---------- Provided data
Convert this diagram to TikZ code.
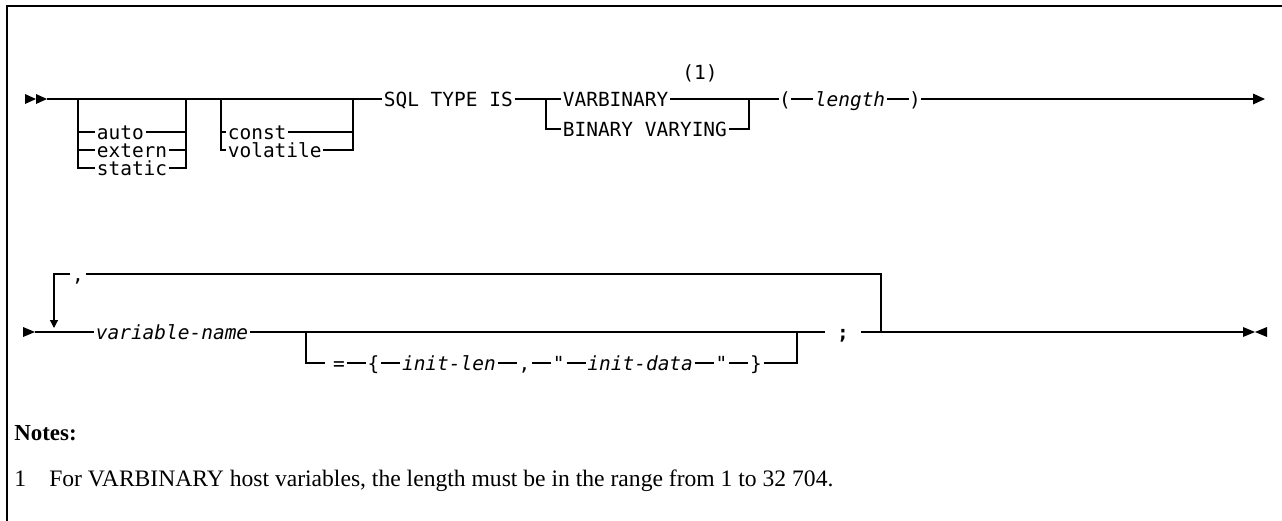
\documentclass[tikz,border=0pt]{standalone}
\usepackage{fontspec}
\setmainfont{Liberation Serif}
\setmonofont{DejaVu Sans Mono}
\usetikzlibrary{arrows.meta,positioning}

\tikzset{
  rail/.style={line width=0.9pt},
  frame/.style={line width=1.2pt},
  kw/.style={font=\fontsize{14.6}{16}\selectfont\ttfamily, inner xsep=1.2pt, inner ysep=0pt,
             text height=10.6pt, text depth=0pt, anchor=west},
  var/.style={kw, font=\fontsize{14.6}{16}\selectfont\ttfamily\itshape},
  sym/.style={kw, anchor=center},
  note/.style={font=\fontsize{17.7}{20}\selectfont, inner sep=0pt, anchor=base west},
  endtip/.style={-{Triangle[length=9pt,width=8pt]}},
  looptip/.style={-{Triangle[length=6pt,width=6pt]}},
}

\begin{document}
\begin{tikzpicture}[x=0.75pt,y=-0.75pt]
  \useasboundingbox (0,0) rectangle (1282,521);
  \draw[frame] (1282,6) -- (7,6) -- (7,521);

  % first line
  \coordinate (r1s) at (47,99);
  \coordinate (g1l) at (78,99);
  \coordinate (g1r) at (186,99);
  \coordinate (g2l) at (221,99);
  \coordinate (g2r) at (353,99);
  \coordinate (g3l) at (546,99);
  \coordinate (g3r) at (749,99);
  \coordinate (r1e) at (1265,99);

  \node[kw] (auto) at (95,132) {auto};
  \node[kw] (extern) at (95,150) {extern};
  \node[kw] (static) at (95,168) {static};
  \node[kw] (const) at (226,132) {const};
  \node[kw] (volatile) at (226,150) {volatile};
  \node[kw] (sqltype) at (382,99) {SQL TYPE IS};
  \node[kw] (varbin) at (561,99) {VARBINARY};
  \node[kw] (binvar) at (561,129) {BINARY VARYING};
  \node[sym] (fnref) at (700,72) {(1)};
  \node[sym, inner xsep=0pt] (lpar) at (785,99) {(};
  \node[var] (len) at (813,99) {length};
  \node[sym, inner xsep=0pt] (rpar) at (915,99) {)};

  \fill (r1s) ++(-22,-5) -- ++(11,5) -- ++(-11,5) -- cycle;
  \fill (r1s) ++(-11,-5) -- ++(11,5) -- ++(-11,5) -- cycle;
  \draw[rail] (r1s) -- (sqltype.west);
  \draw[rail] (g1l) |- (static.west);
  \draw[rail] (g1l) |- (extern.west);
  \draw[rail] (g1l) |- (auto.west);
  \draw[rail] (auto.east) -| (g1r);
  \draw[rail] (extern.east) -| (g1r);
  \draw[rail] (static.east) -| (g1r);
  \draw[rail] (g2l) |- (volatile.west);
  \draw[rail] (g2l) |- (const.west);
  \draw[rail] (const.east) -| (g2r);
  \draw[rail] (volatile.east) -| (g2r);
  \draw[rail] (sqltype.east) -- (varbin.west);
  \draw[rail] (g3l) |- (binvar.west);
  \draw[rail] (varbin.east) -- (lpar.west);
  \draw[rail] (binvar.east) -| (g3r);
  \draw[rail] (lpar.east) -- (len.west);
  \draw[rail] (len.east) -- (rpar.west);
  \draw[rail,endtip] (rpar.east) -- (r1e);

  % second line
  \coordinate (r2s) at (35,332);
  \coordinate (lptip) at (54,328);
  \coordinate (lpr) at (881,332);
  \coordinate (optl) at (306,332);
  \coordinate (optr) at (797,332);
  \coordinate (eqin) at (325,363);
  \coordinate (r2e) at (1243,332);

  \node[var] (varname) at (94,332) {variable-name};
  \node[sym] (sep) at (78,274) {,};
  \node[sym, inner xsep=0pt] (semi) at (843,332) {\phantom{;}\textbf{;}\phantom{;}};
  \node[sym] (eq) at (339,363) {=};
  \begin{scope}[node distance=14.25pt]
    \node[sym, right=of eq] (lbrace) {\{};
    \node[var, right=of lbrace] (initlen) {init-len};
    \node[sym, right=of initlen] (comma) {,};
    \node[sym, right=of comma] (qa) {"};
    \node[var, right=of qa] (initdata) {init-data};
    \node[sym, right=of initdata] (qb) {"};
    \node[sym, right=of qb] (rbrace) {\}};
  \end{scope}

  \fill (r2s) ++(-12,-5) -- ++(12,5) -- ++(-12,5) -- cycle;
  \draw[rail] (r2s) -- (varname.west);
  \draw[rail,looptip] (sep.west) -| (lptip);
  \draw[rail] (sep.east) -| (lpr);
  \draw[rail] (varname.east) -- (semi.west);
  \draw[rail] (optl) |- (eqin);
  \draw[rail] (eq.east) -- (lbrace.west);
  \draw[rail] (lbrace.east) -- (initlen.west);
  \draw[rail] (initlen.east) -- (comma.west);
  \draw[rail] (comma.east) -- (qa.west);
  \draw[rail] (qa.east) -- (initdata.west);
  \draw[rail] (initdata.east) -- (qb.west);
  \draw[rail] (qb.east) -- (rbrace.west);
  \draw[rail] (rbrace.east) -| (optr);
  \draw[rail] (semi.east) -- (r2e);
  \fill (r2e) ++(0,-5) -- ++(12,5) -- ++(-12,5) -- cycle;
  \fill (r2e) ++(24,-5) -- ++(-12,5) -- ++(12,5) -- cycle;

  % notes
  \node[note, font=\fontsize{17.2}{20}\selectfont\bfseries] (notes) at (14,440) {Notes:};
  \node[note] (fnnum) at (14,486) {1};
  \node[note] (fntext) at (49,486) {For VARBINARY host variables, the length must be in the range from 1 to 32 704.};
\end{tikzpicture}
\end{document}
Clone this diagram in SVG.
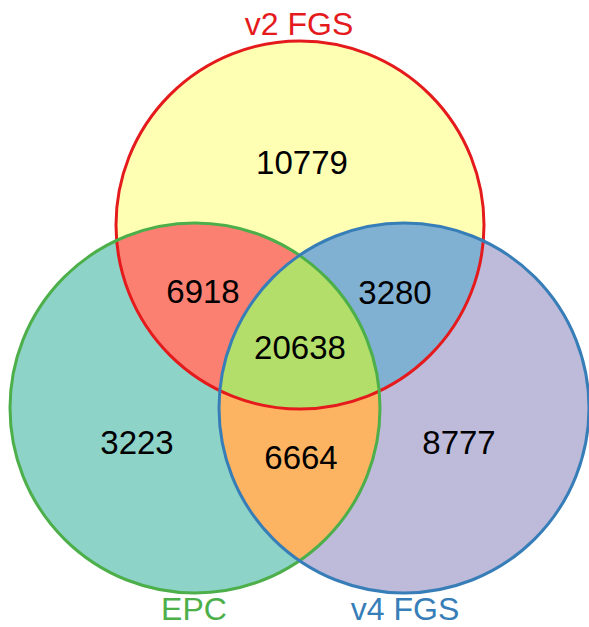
--------------------
Request: Excluding the pictures, reproduce every entry exactly as given.

Completed exercise:
Convert this diagram to TikZ code.
\documentclass[tikz,border=0pt]{standalone}
\usepackage{fontspec}
\setmainfont{Liberation Serif}
\setmonofont{DejaVu Sans Mono}
\usetikzlibrary{arrows.meta,positioning}

\tikzset{
  rail/.style={line width=0.9pt},
  frame/.style={line width=1.2pt},
  kw/.style={font=\fontsize{14.6}{16}\selectfont\ttfamily, inner xsep=1.2pt, inner ysep=0pt,
             text height=10.6pt, text depth=0pt, anchor=west},
  var/.style={kw, font=\fontsize{14.6}{16}\selectfont\ttfamily\itshape},
  sym/.style={kw, anchor=center},
  note/.style={font=\fontsize{17.7}{20}\selectfont, inner sep=0pt, anchor=base west},
  endtip/.style={-{Triangle[length=9pt,width=8pt]}},
  looptip/.style={-{Triangle[length=6pt,width=6pt]}},
}

\begin{document}
\begin{tikzpicture}[x=0.75pt,y=-0.75pt]
  \useasboundingbox (0,0) rectangle (1282,521);
  \draw[frame] (1282,6) -- (7,6) -- (7,521);

  % first line
  \coordinate (r1s) at (47,99);
  \coordinate (g1l) at (78,99);
  \coordinate (g1r) at (186,99);
  \coordinate (g2l) at (221,99);
  \coordinate (g2r) at (353,99);
  \coordinate (g3l) at (546,99);
  \coordinate (g3r) at (749,99);
  \coordinate (r1e) at (1265,99);

  \node[kw] (auto) at (95,132) {auto};
  \node[kw] (extern) at (95,150) {extern};
  \node[kw] (static) at (95,168) {static};
  \node[kw] (const) at (226,132) {const};
  \node[kw] (volatile) at (226,150) {volatile};
  \node[kw] (sqltype) at (382,99) {SQL TYPE IS};
  \node[kw] (varbin) at (561,99) {VARBINARY};
  \node[kw] (binvar) at (561,129) {BINARY VARYING};
  \node[sym] (fnref) at (700,72) {(1)};
  \node[sym, inner xsep=0pt] (lpar) at (785,99) {(};
  \node[var] (len) at (813,99) {length};
  \node[sym, inner xsep=0pt] (rpar) at (915,99) {)};

  \fill (r1s) ++(-22,-5) -- ++(11,5) -- ++(-11,5) -- cycle;
  \fill (r1s) ++(-11,-5) -- ++(11,5) -- ++(-11,5) -- cycle;
  \draw[rail] (r1s) -- (sqltype.west);
  \draw[rail] (g1l) |- (static.west);
  \draw[rail] (g1l) |- (extern.west);
  \draw[rail] (g1l) |- (auto.west);
  \draw[rail] (auto.east) -| (g1r);
  \draw[rail] (extern.east) -| (g1r);
  \draw[rail] (static.east) -| (g1r);
  \draw[rail] (g2l) |- (volatile.west);
  \draw[rail] (g2l) |- (const.west);
  \draw[rail] (const.east) -| (g2r);
  \draw[rail] (volatile.east) -| (g2r);
  \draw[rail] (sqltype.east) -- (varbin.west);
  \draw[rail] (g3l) |- (binvar.west);
  \draw[rail] (varbin.east) -- (lpar.west);
  \draw[rail] (binvar.east) -| (g3r);
  \draw[rail] (lpar.east) -- (len.west);
  \draw[rail] (len.east) -- (rpar.west);
  \draw[rail,endtip] (rpar.east) -- (r1e);

  % second line
  \coordinate (r2s) at (35,332);
  \coordinate (lptip) at (54,328);
  \coordinate (lpr) at (881,332);
  \coordinate (optl) at (306,332);
  \coordinate (optr) at (797,332);
  \coordinate (eqin) at (325,363);
  \coordinate (r2e) at (1243,332);

  \node[var] (varname) at (94,332) {variable-name};
  \node[sym] (sep) at (78,274) {,};
  \node[sym, inner xsep=0pt] (semi) at (843,332) {\phantom{;}\textbf{;}\phantom{;}};
  \node[sym] (eq) at (339,363) {=};
  \begin{scope}[node distance=14.25pt]
    \node[sym, right=of eq] (lbrace) {\{};
    \node[var, right=of lbrace] (initlen) {init-len};
    \node[sym, right=of initlen] (comma) {,};
    \node[sym, right=of comma] (qa) {"};
    \node[var, right=of qa] (initdata) {init-data};
    \node[sym, right=of initdata] (qb) {"};
    \node[sym, right=of qb] (rbrace) {\}};
  \end{scope}

  \fill (r2s) ++(-12,-5) -- ++(12,5) -- ++(-12,5) -- cycle;
  \draw[rail] (r2s) -- (varname.west);
  \draw[rail,looptip] (sep.west) -| (lptip);
  \draw[rail] (sep.east) -| (lpr);
  \draw[rail] (varname.east) -- (semi.west);
  \draw[rail] (optl) |- (eqin);
  \draw[rail] (eq.east) -- (lbrace.west);
  \draw[rail] (lbrace.east) -- (initlen.west);
  \draw[rail] (initlen.east) -- (comma.west);
  \draw[rail] (comma.east) -- (qa.west);
  \draw[rail] (qa.east) -- (initdata.west);
  \draw[rail] (initdata.east) -- (qb.west);
  \draw[rail] (qb.east) -- (rbrace.west);
  \draw[rail] (rbrace.east) -| (optr);
  \draw[rail] (semi.east) -- (r2e);
  \fill (r2e) ++(0,-5) -- ++(12,5) -- ++(-12,5) -- cycle;
  \fill (r2e) ++(24,-5) -- ++(-12,5) -- ++(12,5) -- cycle;

  % notes
  \node[note, font=\fontsize{17.2}{20}\selectfont\bfseries] (notes) at (14,440) {Notes:};
  \node[note] (fnnum) at (14,486) {1};
  \node[note] (fntext) at (49,486) {For VARBINARY host variables, the length must be in the range from 1 to 32 704.};
\end{tikzpicture}
\end{document}
Clone this diagram in SVG.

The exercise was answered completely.